Último filme da Mostra Aurora a estrear, “Grade” é um documentário que explora o potencial criativo de detentos. As filmagens ocorrem em uma APAC (Associação de Proteção e Assistência aos Condenados), que permite aos presidiários um tipo específico de reclusão, onde assumem a manutenção do espaço, o controle das próprias atividades e de sua segurança.

“Grade” é um documentário que se utiliza de performances de suas personagens, para além do acompanhamento do cotidiano do local. As apresentações, quase sempre bem-humoradas, ressignificam um lugar que em um primeiro momento soa melancólico. O roteiro da obra é dividido entre vários dos apenados que também protagonizam o filme.

Essa busca por explorar limites além do documentário clássico já havia aparecido na Mostra Aurora em “A Colônia”. Aqui, porém, as performances não buscam emular a realidade dos prisioneiros, mas sim funcionam como a materialização de várias de suas ambições artísticas, profundamente estimuladas pelo tipo alternativo de organização a que estão submetidos.

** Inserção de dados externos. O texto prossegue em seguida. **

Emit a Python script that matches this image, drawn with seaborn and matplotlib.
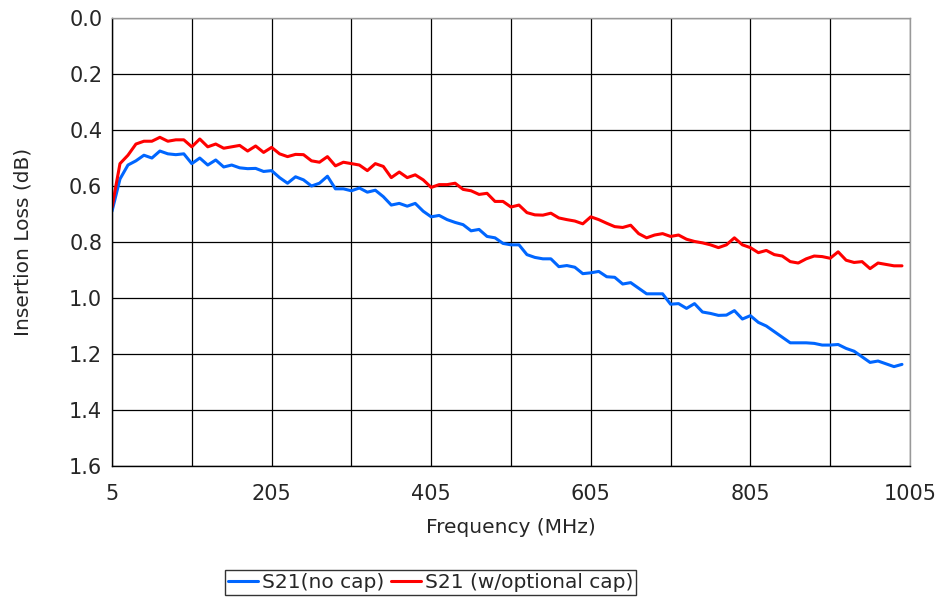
import pandas as pd
import matplotlib
matplotlib.use("Agg")
import matplotlib.pyplot as plt
from matplotlib.ticker import MultipleLocator, FixedLocator
import seaborn as sns

# Frequency points (MHz)
freq = list(range(5, 1000, 10))

# S21 insertion loss without the cap (dB)
s21_no_cap = [
    0.69, 0.575, 0.525, 0.51, 0.49, 0.50, 0.475, 0.485, 0.488, 0.485,
    0.52, 0.50, 0.525, 0.507, 0.532, 0.525, 0.535, 0.538, 0.537, 0.548,
    0.545, 0.57, 0.59, 0.567, 0.578, 0.60, 0.59, 0.565, 0.61, 0.61,
    0.617, 0.607, 0.622, 0.615, 0.638, 0.668, 0.662, 0.672, 0.662, 0.69,
    0.71, 0.705, 0.72, 0.73, 0.738, 0.76, 0.755, 0.78, 0.785, 0.805,
    0.81, 0.81, 0.845, 0.855, 0.86, 0.86, 0.888, 0.884, 0.89, 0.913,
    0.91, 0.905, 0.924, 0.926, 0.95, 0.945, 0.965, 0.985, 0.985, 0.985,
    1.022, 1.02, 1.037, 1.02, 1.05, 1.055, 1.062, 1.061, 1.045, 1.075,
    1.063, 1.087, 1.10, 1.12, 1.14, 1.16, 1.16, 1.16, 1.162, 1.168,
    1.168, 1.166, 1.18, 1.19, 1.21, 1.23, 1.225, 1.235, 1.245, 1.237,
]

# S21 insertion loss with the optional cap (dB)
s21_opt_cap = [
    0.676, 0.52, 0.49, 0.45, 0.44, 0.44, 0.426, 0.44, 0.435, 0.435,
    0.46, 0.432, 0.46, 0.45, 0.465, 0.46, 0.455, 0.475, 0.457, 0.48,
    0.462, 0.485, 0.495, 0.487, 0.488, 0.51, 0.515, 0.495, 0.528, 0.515,
    0.52, 0.525, 0.545, 0.52, 0.53, 0.57, 0.55, 0.57, 0.56, 0.578,
    0.605, 0.595, 0.595, 0.59, 0.612, 0.617, 0.63, 0.626, 0.655, 0.655,
    0.675, 0.668, 0.695, 0.703, 0.704, 0.697, 0.714, 0.72, 0.725, 0.735,
    0.71, 0.72, 0.733, 0.745, 0.748, 0.74, 0.77, 0.785, 0.775, 0.77,
    0.78, 0.775, 0.79, 0.798, 0.803, 0.81, 0.82, 0.81, 0.785, 0.81,
    0.82, 0.838, 0.83, 0.845, 0.85, 0.87, 0.875, 0.86, 0.85, 0.852,
    0.858, 0.835, 0.865, 0.873, 0.87, 0.895, 0.875, 0.88, 0.885, 0.885,
]

series_names = ["S21(no cap)", "S21 (w/optional cap)"]
series_colors = ["#0066FF", "#FF0000"]

df = pd.concat([
    pd.DataFrame({"freq": freq, "loss": s21_no_cap, "series": series_names[0]}),
    pd.DataFrame({"freq": freq, "loss": s21_opt_cap, "series": series_names[1]}),
])

sns.set_style("white")
plt.rcParams["font.family"] = ["DejaVu Sans"]

fig = plt.figure(figsize=(9.38, 5.97), dpi=100)
ax = fig.add_axes([0.1194, 0.2194, 0.8507, 0.7504])

sns.lineplot(
    data=df, x="freq", y="loss", hue="series",
    palette=dict(zip(series_names, series_colors)),
    linewidth=2.2, ax=ax, legend=False,
)

ax.set_xlim(5, 1005)
ax.set_ylim(1.6, 0.0)
ax.xaxis.set_major_locator(FixedLocator(range(5, 1006, 200)))
ax.xaxis.set_minor_locator(FixedLocator(range(105, 1000, 200)))
ax.yaxis.set_major_locator(MultipleLocator(0.2))
ax.yaxis.set_major_formatter(matplotlib.ticker.FormatStrFormatter("%.1f"))

ax.grid(True, which="both", color="black", linewidth=0.9)
ax.set_axisbelow(True)

ax.tick_params(axis="both", which="major", direction="out", length=5,
               width=1, color="black", labelsize=15)
ax.tick_params(axis="x", which="major", pad=8)
ax.tick_params(axis="y", which="major", pad=2)
ax.tick_params(axis="x", which="minor", length=0)

for side in ["left", "bottom"]:
    ax.spines[side].set_color("black")
    ax.spines[side].set_linewidth(1.0)
for side in ["top", "right"]:
    ax.spines[side].set_color("#999999")
    ax.spines[side].set_linewidth(1.0)

ax.set_xlabel("Frequency (MHz)", fontsize=14.5, labelpad=10)
ax.set_ylabel("Insertion Loss (dB)", fontsize=14.5, labelpad=26)

handles = [plt.Line2D([], [], color=c, linewidth=2.2) for c in series_colors]
leg = fig.legend(handles, series_names, loc="lower center",
                 bbox_to_anchor=(0.459, 0.0), ncol=2, fontsize=14.5,
                 frameon=True, fancybox=False, edgecolor="black",
                 handlelength=1.5, handletextpad=0.2, columnspacing=0.3,
                 borderpad=0.15, borderaxespad=0.1)
leg.get_frame().set_linewidth(1.0)

fig.savefig("out.png", dpi=100)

O balanço entre as filmagens cotidianas, carregadas de tensão, e as esquetes é o ponto de condução de “Grade”. A direção de Lucas Andrade mantém uma certa taciturnidade ao filmar o dia a dia da APAC, posicionando a câmera como se fosse uma intrusa no recinto, aguçando o estresse entre os líderes do local na busca por tomar as melhores decisões para todos.

Ao adentrar o campo das performances, Andrade também se transforma, primeiro dando mais protagonismo aos personagens interpretando seus personagens, reproduzindo desde situações corriqueiras na vida de um detento, até circunstâncias nonsenses. Segundo, buscando um maior formalismo nas filmagens, uma câmera mais protagonista, apelando a uma direção de arte que não deixe desamparada as ambições dos apenados.

Entretanto, falta um pouco mais de conflito para o prosseguimento da narrativa. Em certo momento, “Grade’ aparenta sempre recuar frente à realidade que filma, e as atividades artísticas dos detentos são colocadas exclusivamente como esse ponto de fuga. Logicamente que para a estrutura ali desenhada, de homens com a liberdade interrompida, a arte também é esse lugar de sossego.

Mas para além disso, ao possibilitar apresentarem suas visões de mundo, angústias, desejos, tomando para si o direcionamento do filme, aqueles personagens ultrapassam o limite de uma arte que funciona apenas como alienação.

Há uma busca por um protagonismo concreto, que os permite errar inclusive. E dentro de uma estrutura prisional, a possibilidade do erro é uma das principais capacidades cerceadas. “Grade”, então, erra em seu recuo. Ao limitar-se a proporcionar aos personagens uma liberdade parcial, observada apenas nas esquetes, fugindo do conflito ao filmar o ambiente. O mesmo ambiente que busca justamente oferecer aos detentos um modo diferente de prisão.